Genomics appears to be at a clinical "inflection point," writes Gregory Feero from the Maine Dartmouth Family Medicine Residency at the CDC's Genomics and Health Impact Blog.
He says he was struck by the more clinical bent that this year's American Society of Human Genetics meeting had, as compared to previous events. ASHG, he notes, usually focuses on basic science, but from his scan of the vendors' booths and the posters, Feero says change appears to be afoot.
"Numerous vendors from academic and private industry were promoting clinical sequencing services, microarray technologies, and health informatics software relevant to managing genomics data," he notes. "Posters covered a very wide spectrum of topics but many dealt either with interrogating clinical data for genomic discovery or the clinical application of genomic technology in the context of ongoing health care delivery."

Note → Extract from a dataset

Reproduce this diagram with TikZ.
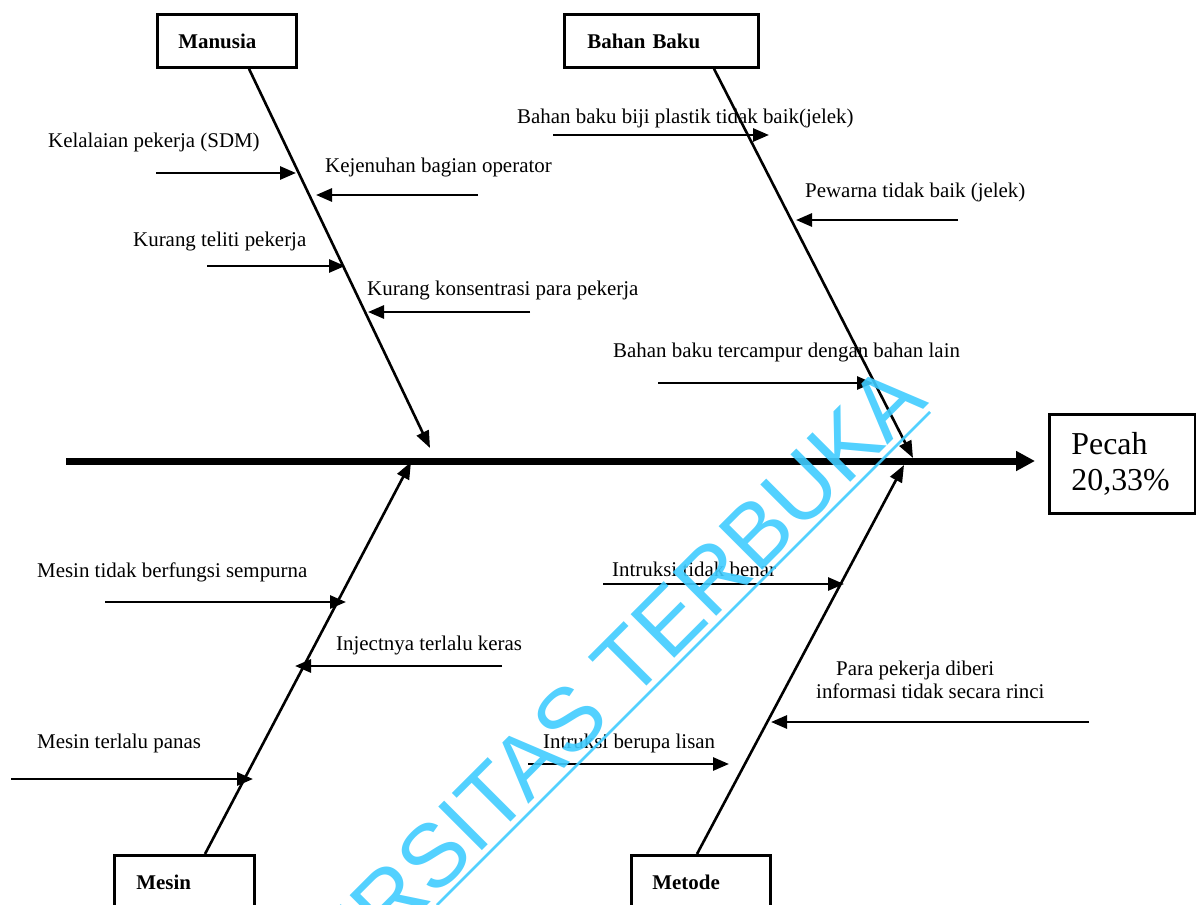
\documentclass[tikz,border=0pt]{standalone}
\usepackage{fontspec}
\setmainfont{Liberation Serif}
\newfontfamily\wmfont{Liberation Sans}
\usetikzlibrary{arrows.meta}
\definecolor{wmcyan}{RGB}{64,204,255}

\begin{document}
\begin{tikzpicture}[x=1bp,y=-1bp,
  lbl/.style={anchor=base west, inner sep=0pt, font=\fontsize{21}{25}\selectfont},
  catbox/.style={draw, line width=2.8bp, anchor=north west, minimum height=53bp,
    inner ysep=0pt, align=left, font=\fontsize{21}{25}\selectfont\bfseries},
  bone/.style={line width=2.6bp, -{Triangle[length=17bp,width=13bp]}},
  twig/.style={line width=2.8bp, -{Triangle[length=16bp,width=13bp]}},
  spine/.style={line width=7bp, -{Triangle[length=19bp,width=19bp]}}]
\useasboundingbox (0,0) rectangle (1196,905);

% main spine and effect box
\coordinate (tail) at (66,461);
\coordinate (head) at (1035,461);
\draw[spine] (tail) -- (head);
\node[draw, line width=2.8bp, anchor=north west, minimum width=146bp, minimum height=99bp,
  text width=102bp, inner xsep=22bp, inner ysep=0pt, align=left,
  font=\fontsize{32}{37}\selectfont] (effect) at (1048,413) {Pecah\\20,33\%};

% category boxes
\node[catbox, text width=97bp, inner xsep=21bp] (man) at (156,13) {Manusia};
\node[catbox, text width=148bp, inner xsep=23bp] (bahan) at (563,13) {Bahan Baku};
\node[catbox, text width=96bp, inner xsep=22bp] (mesin) at (113,854) {Mesin};
\node[catbox, text width=97bp, inner xsep=21bp] (metode) at (630,854) {Metode};

% main bones
\coordinate (manTip) at (430,448);
\coordinate (bahanTip) at (913,458);
\coordinate (mesinTip) at (411,462);
\coordinate (metodeTip) at (904,465);
\draw[bone] ([xshift=93bp]man.south west) -- (manTip);
\draw[bone] ([xshift=151bp]bahan.south west) -- (bahanTip);
\draw[bone] ([xshift=92bp]mesin.north west) -- (mesinTip);
\draw[bone] ([xshift=67bp]metode.north west) -- (metodeTip);

% Manusia causes
\node[lbl] (m1) at (48,147) {Kelalaian pekerja (SDM)};
\node[lbl] (m2) at (325,172) {Kejenuhan bagian operator};
\node[lbl] (m3) at (133,246) {Kurang teliti pekerja};
\node[lbl] (m4) at (367,295) {Kurang konsentrasi para pekerja};
\coordinate (m1a) at (156,173); \coordinate (m1b) at (296,173);
\coordinate (m2a) at (478,195); \coordinate (m2b) at (316,195);
\coordinate (m3a) at (207,266); \coordinate (m3b) at (345,266);
\coordinate (m4a) at (530,312); \coordinate (m4b) at (368,312);
\draw[twig] (m1a) -- (m1b);
\draw[twig] (m2a) -- (m2b);
\draw[twig] (m3a) -- (m3b);
\draw[twig] (m4a) -- (m4b);

% Bahan Baku causes
\node[lbl] (b1) at (517,123) {Bahan baku biji plastik tidak baik(jelek)};
\node[lbl] (b2) at (805,197) {Pewarna tidak baik (jelek)};
\node[lbl] (b3) at (613,357) {Bahan baku tercampur dengan bahan lain};
\coordinate (b1a) at (553,135); \coordinate (b1b) at (769,135);
\coordinate (b2a) at (958,220); \coordinate (b2b) at (796,220);
\coordinate (b3a) at (658,383); \coordinate (b3b) at (873,383);
\draw[twig] (b1a) -- (b1b);
\draw[twig] (b2a) -- (b2b);
\draw[twig] (b3a) -- (b3b);

% Mesin causes
\node[lbl] (s1) at (37,577) {Mesin tidak berfungsi sempurna};
\node[lbl] (s2) at (336,650) {Injectnya terlalu keras};
\node[lbl] (s3) at (37,748) {Mesin terlalu panas};
\coordinate (s1a) at (105,602); \coordinate (s1b) at (346,602);
\coordinate (s2a) at (502,666); \coordinate (s2b) at (295,666);
\coordinate (s3a) at (11,779);  \coordinate (s3b) at (253,779);
\draw[twig] (s1a) -- (s1b);
\draw[twig] (s2a) -- (s2b);
\draw[twig] (s3a) -- (s3b);

% Metode causes
\node[lbl] (t1) at (612,576) {Intruksi tidak benar};
\node[lbl] (t2) at (836,675) {Para pekerja diberi};
\node[lbl] (t2b) at (816,698) {informasi tidak secara rinci};
\node[lbl] (t3) at (543,748) {Intruksi berupa lisan};
\coordinate (t1a) at (603,584); \coordinate (t1b) at (844,584);
\coordinate (t2a) at (1089,722); \coordinate (t2b') at (771,722);
\coordinate (t3a) at (528,764); \coordinate (t3b) at (729,764);
\draw[twig] (t1a) -- (t1b);
\draw[twig] (t2a) -- (t2b');
\draw[twig] (t3a) -- (t3b);

% watermark
\begin{scope}
  \clip (0,0) rectangle (1196,905);
  \node[rotate=45, anchor=base east, inner sep=0pt, text=wmcyan, opacity=0.9,
    font=\wmfont\fontsize{90}{90}\selectfont] (wm) at (930,403) {UNIVERSITAS TERBUKA};
  \draw[wmcyan, opacity=0.9, line width=2.5bp] (930,412) -- (437,905);
\end{scope}
\end{tikzpicture}
\end{document}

He adds that initiatives like the National Human Genome Research Institute's eMERGE, CSER, and IGNITE programs; the newly announced Precision Medicine Initiative at the National Institutes of Health; the Food and Drug Administration's plan to revisit its process for evaluating genomic technologies; and investment by health systems like Geisinger and Kaiser in population-scale sequencing all likely contributed to this change.
Still, Feero notes that it's critical for the community to "not lose the trees for the forest."
"In order to benefit the widest number of individuals possible, precision medicine must be predicated on a firm foundation of evidence of health benefit for each application and intended use," he says.